We've got SUCH a good tribe. Our family, our friends that are like family, our beautiful church family. The people that have held our hands through all of this. Some of them have been through loss like this. Some haven't, but they've entered into it in a way that has been so beautiful and helpful and healing. We've had so much help in tangible ways, and even more in the intangible. There's not really words to capture how much we appreciate it all.
I was thinking on this a lot today. Our tribe didn't just appear when we were in crisis. Our loving support was there well before that. Community. It's been a big deal for us in the last 6 years of our marriage. We've planted lots of roots here. We're so committed to our town and our church. We've worked hard at relationships (and had fun doing it). We led a small group for 5 years. We employ people (now we're really grown up. haha). We've both worked in the same jobs for 5 years. We've done lots of dinners and gatherings and intentional time. We've done a lot of it together as a couple. I'm not saying we did everything right or that others have done things wrong. Obviously, a lot of it is situational and some people don't have choices about moving, etc. But I am saying that right now we are benefiting so much from investing in people. An intangible investment. We're so loved and so supported. I can think of so many people I could call if I needed absolutely anything. And not only that, but they would be so happy to help.
We need other people. YOU need other people. I mean, I've always known that. I wouldn't have lived the way we've lived if I didn't see so much value to it. But, it's never been more clear to me than now. We need community all the time, not isolation. We need to love others, even when it's inconvenient or they are so very different or whatever excuse one might have. For sure, it's messy and can be hard work. It takes a lot more time that people expect, and it usually involves taking lots of interest in others and not expecting others to just take interest in you. But we absolutely cannot do life alone, and we weren't designed to. We need friends and family. We need to be the ones to throw our arms around those that are hurting and we also need to be the ones to have arms thrown around us as we hurt. We need to recognize this need in others and we need to make our needs known so others can recognize our needs.
It's so hard to find that tribe when you're seeped into the darkness and fumbling. Try to find it before that. Find it at a church, at a small group, in your own family. Find it with long-time friends. It's never too late to find your people.
Right now, Sam and I have the benefit of having people surround us in love, but we also get the experience of entering into sorrows and joys with those around us. We celebrate and we mourn with them--almost always simultaneously. It's a good reminder of life and of seasons of life. It's helpful in reminding us of others and their needs. It's beautiful and so worth it.

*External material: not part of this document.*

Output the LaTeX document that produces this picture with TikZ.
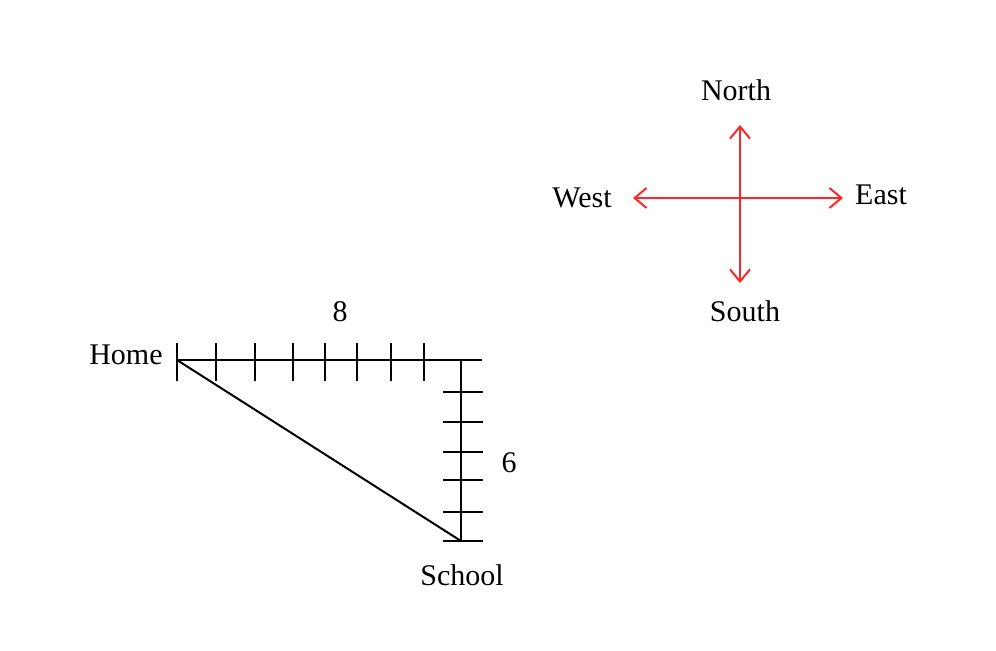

And we have this new tribe, too. People we've met who have also lost little ones. These communities that I didn't know existed a couple years ago--and many of them online. A friend told me that it's like I've been given a passport to a different world. One that I didn't even really know existed. And let me say: Although I wish none of us were navigating this path, I've met such loving, caring, beautiful hearts. I've really never been much for online friends (surprise! haha), but some of these friends I've met have also lost their sweet babies this year and it is so very helpful to walk through it with other moms. So much love for them!